2001 Maxima GLE 3.0 and auto with 136,000 miles. Bought this car 9 months ago and have had no problems till now. 3 weeks ago I'm taking off from the stop light and engine starts racing up to about 5,000 RPM but not pulling the car like it should. Pull over quickly turn car off and check my fluid. Everything looked good and no burnt trans fluid. I turned the car off and thought about what to do. After about 10 minutes I started the car and drove it home. It shifted and ran perfectly from that day on till yesterday. Same thing happened. I took it to the dealer. He test drove it and it ran perfectly for him. No check engine lights or nothing. He put the scanner on it anyway. No codes! Has anyone had this problem? What was the solution?


----------



## miheot (Jun 24, 2015)

*Same issue with my 2000 Maxima*

My 2000 maxima w/125K miles displayed the same transmission slippage.
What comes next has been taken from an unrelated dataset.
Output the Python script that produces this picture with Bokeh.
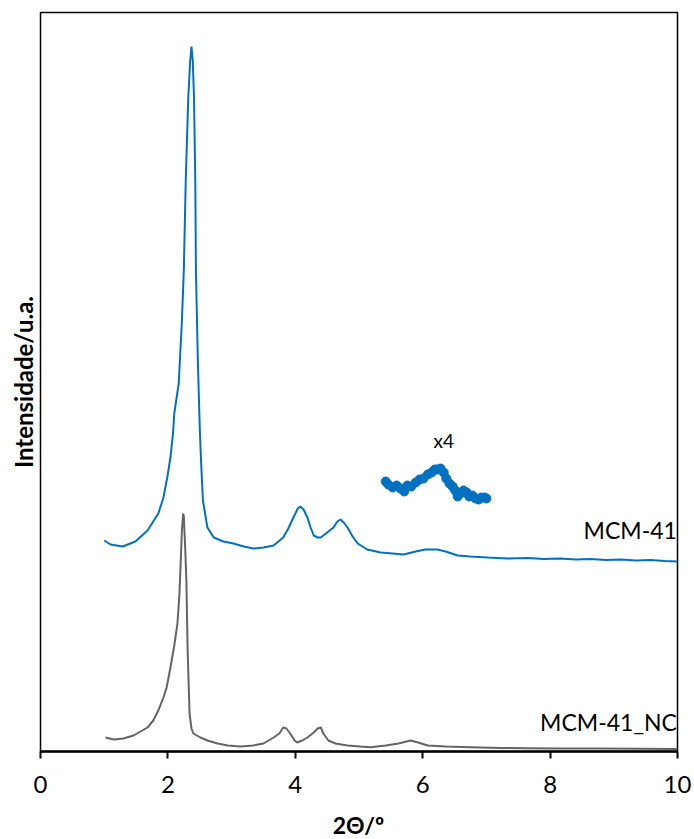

Has happened twice now, about 2 months apart. The second time, after restarting the car, the overdrive light on the dash was flashing. I depressed the overdrive button multiple times and then the light stopped flashing. After driving for another 25 minutes, the service engine soon light displayed. Will get the code read tomorrow. Transmission fluid looks good. No other problems with the car. Hoping that the scanner will provide me with a code related to why the transmission would seem to be slipping (engine revved up to 5000 RPM before car would start to slowly accelerate). Has anyone else experienced this problem? What was the cause/fix?


----------